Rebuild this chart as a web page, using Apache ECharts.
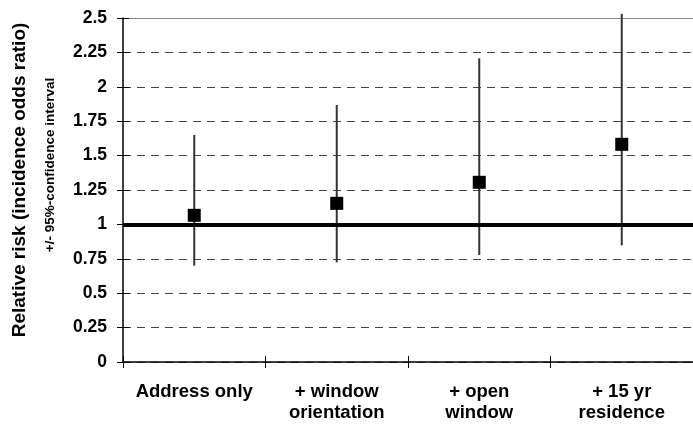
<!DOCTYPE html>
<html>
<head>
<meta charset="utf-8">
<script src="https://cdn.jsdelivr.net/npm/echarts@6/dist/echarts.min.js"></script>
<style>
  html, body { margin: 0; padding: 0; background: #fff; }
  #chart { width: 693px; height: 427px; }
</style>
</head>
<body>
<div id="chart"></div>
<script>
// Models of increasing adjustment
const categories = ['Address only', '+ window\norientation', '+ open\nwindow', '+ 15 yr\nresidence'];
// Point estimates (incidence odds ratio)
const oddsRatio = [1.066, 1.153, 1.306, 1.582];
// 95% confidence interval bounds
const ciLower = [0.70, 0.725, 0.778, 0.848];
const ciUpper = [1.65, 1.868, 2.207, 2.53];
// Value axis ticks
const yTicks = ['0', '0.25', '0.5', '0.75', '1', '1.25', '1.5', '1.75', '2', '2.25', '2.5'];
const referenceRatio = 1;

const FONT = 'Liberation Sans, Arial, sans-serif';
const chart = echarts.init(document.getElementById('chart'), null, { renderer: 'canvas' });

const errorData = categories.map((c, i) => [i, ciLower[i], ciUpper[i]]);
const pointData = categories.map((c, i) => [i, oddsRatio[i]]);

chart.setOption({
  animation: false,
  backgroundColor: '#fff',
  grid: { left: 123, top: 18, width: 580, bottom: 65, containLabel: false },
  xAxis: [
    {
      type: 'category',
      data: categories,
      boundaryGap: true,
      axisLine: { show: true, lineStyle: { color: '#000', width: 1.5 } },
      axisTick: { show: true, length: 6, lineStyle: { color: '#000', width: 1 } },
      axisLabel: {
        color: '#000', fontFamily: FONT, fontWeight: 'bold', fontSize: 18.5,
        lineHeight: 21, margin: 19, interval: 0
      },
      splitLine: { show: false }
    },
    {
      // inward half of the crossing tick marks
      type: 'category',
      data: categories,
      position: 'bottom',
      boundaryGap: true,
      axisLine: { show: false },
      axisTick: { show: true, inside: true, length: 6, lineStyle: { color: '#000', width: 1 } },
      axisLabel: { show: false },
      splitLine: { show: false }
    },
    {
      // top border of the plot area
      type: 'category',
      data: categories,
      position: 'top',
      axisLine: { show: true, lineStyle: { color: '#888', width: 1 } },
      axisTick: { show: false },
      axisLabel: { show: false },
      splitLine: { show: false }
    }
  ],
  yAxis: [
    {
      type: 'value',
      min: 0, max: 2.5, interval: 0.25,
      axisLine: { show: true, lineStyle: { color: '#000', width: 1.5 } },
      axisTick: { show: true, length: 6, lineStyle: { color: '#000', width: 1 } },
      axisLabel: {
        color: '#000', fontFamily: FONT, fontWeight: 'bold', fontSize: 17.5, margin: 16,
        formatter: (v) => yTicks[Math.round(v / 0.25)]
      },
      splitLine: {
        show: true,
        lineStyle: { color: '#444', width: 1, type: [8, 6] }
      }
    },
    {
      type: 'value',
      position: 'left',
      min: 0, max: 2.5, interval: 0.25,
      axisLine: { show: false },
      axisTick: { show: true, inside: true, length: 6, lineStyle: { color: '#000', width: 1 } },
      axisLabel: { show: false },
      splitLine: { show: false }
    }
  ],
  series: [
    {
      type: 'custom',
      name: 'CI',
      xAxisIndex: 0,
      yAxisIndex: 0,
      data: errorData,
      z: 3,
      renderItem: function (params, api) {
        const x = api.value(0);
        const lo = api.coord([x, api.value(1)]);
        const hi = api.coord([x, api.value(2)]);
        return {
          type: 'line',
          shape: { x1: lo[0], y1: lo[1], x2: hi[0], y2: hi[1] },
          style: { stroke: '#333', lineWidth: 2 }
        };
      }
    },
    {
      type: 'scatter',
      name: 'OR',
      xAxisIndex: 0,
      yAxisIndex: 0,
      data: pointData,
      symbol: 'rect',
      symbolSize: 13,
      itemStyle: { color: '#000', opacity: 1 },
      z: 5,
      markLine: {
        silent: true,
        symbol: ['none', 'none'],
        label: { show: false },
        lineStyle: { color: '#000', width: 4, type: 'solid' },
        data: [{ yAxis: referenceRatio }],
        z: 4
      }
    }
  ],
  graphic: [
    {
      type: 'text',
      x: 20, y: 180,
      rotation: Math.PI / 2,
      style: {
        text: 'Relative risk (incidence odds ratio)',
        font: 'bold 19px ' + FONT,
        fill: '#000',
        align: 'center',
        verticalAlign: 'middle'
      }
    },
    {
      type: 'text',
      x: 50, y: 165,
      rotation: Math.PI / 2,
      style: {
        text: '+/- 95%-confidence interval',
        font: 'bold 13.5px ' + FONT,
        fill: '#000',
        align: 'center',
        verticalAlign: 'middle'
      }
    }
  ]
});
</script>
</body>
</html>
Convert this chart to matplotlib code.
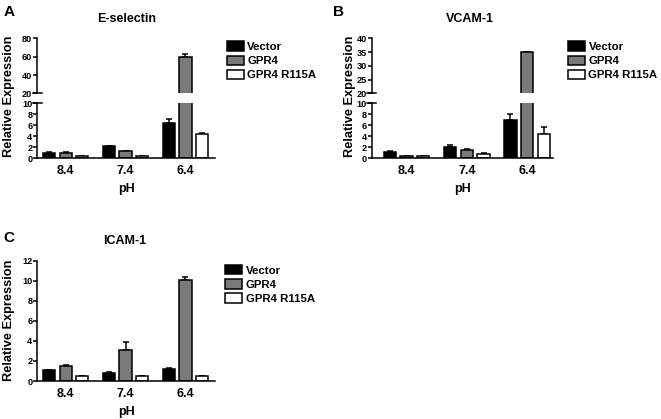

*What the task asks*:
Would you return the data exactly as written, without the pictures?

*Task response*:
Rebuild this chart as a web page, using Apache ECharts.
<!DOCTYPE html>
<html>
<head>
<meta charset="utf-8">
<script src="https://cdn.jsdelivr.net/npm/echarts@6/dist/echarts.min.js"></script>
<style>
  html, body { margin: 0; padding: 0; background: #fff; }
  #chart { width: 693px; height: 427px; }
</style>
</head>
<body>
<div id="chart"></div>
<script>
// Models of increasing adjustment
const categories = ['Address only', '+ window\norientation', '+ open\nwindow', '+ 15 yr\nresidence'];
// Point estimates (incidence odds ratio)
const oddsRatio = [1.066, 1.153, 1.306, 1.582];
// 95% confidence interval bounds
const ciLower = [0.70, 0.725, 0.778, 0.848];
const ciUpper = [1.65, 1.868, 2.207, 2.53];
// Value axis ticks
const yTicks = ['0', '0.25', '0.5', '0.75', '1', '1.25', '1.5', '1.75', '2', '2.25', '2.5'];
const referenceRatio = 1;

const FONT = 'Liberation Sans, Arial, sans-serif';
const chart = echarts.init(document.getElementById('chart'), null, { renderer: 'canvas' });

const errorData = categories.map((c, i) => [i, ciLower[i], ciUpper[i]]);
const pointData = categories.map((c, i) => [i, oddsRatio[i]]);

chart.setOption({
  animation: false,
  backgroundColor: '#fff',
  grid: { left: 123, top: 18, width: 580, bottom: 65, containLabel: false },
  xAxis: [
    {
      type: 'category',
      data: categories,
      boundaryGap: true,
      axisLine: { show: true, lineStyle: { color: '#000', width: 1.5 } },
      axisTick: { show: true, length: 6, lineStyle: { color: '#000', width: 1 } },
      axisLabel: {
        color: '#000', fontFamily: FONT, fontWeight: 'bold', fontSize: 18.5,
        lineHeight: 21, margin: 19, interval: 0
      },
      splitLine: { show: false }
    },
    {
      // inward half of the crossing tick marks
      type: 'category',
      data: categories,
      position: 'bottom',
      boundaryGap: true,
      axisLine: { show: false },
      axisTick: { show: true, inside: true, length: 6, lineStyle: { color: '#000', width: 1 } },
      axisLabel: { show: false },
      splitLine: { show: false }
    },
    {
      // top border of the plot area
      type: 'category',
      data: categories,
      position: 'top',
      axisLine: { show: true, lineStyle: { color: '#888', width: 1 } },
      axisTick: { show: false },
      axisLabel: { show: false },
      splitLine: { show: false }
    }
  ],
  yAxis: [
    {
      type: 'value',
      min: 0, max: 2.5, interval: 0.25,
      axisLine: { show: true, lineStyle: { color: '#000', width: 1.5 } },
      axisTick: { show: true, length: 6, lineStyle: { color: '#000', width: 1 } },
      axisLabel: {
        color: '#000', fontFamily: FONT, fontWeight: 'bold', fontSize: 17.5, margin: 16,
        formatter: (v) => yTicks[Math.round(v / 0.25)]
      },
      splitLine: {
        show: true,
        lineStyle: { color: '#444', width: 1, type: [8, 6] }
      }
    },
    {
      type: 'value',
      position: 'left',
      min: 0, max: 2.5, interval: 0.25,
      axisLine: { show: false },
      axisTick: { show: true, inside: true, length: 6, lineStyle: { color: '#000', width: 1 } },
      axisLabel: { show: false },
      splitLine: { show: false }
    }
  ],
  series: [
    {
      type: 'custom',
      name: 'CI',
      xAxisIndex: 0,
      yAxisIndex: 0,
      data: errorData,
      z: 3,
      renderItem: function (params, api) {
        const x = api.value(0);
        const lo = api.coord([x, api.value(1)]);
        const hi = api.coord([x, api.value(2)]);
        return {
          type: 'line',
          shape: { x1: lo[0], y1: lo[1], x2: hi[0], y2: hi[1] },
          style: { stroke: '#333', lineWidth: 2 }
        };
      }
    },
    {
      type: 'scatter',
      name: 'OR',
      xAxisIndex: 0,
      yAxisIndex: 0,
      data: pointData,
      symbol: 'rect',
      symbolSize: 13,
      itemStyle: { color: '#000', opacity: 1 },
      z: 5,
      markLine: {
        silent: true,
        symbol: ['none', 'none'],
        label: { show: false },
        lineStyle: { color: '#000', width: 4, type: 'solid' },
        data: [{ yAxis: referenceRatio }],
        z: 4
      }
    }
  ],
  graphic: [
    {
      type: 'text',
      x: 20, y: 180,
      rotation: Math.PI / 2,
      style: {
        text: 'Relative risk (incidence odds ratio)',
        font: 'bold 19px ' + FONT,
        fill: '#000',
        align: 'center',
        verticalAlign: 'middle'
      }
    },
    {
      type: 'text',
      x: 50, y: 165,
      rotation: Math.PI / 2,
      style: {
        text: '+/- 95%-confidence interval',
        font: 'bold 13.5px ' + FONT,
        fill: '#000',
        align: 'center',
        verticalAlign: 'middle'
      }
    }
  ]
});
</script>
</body>
</html>
Convert this chart to matplotlib code.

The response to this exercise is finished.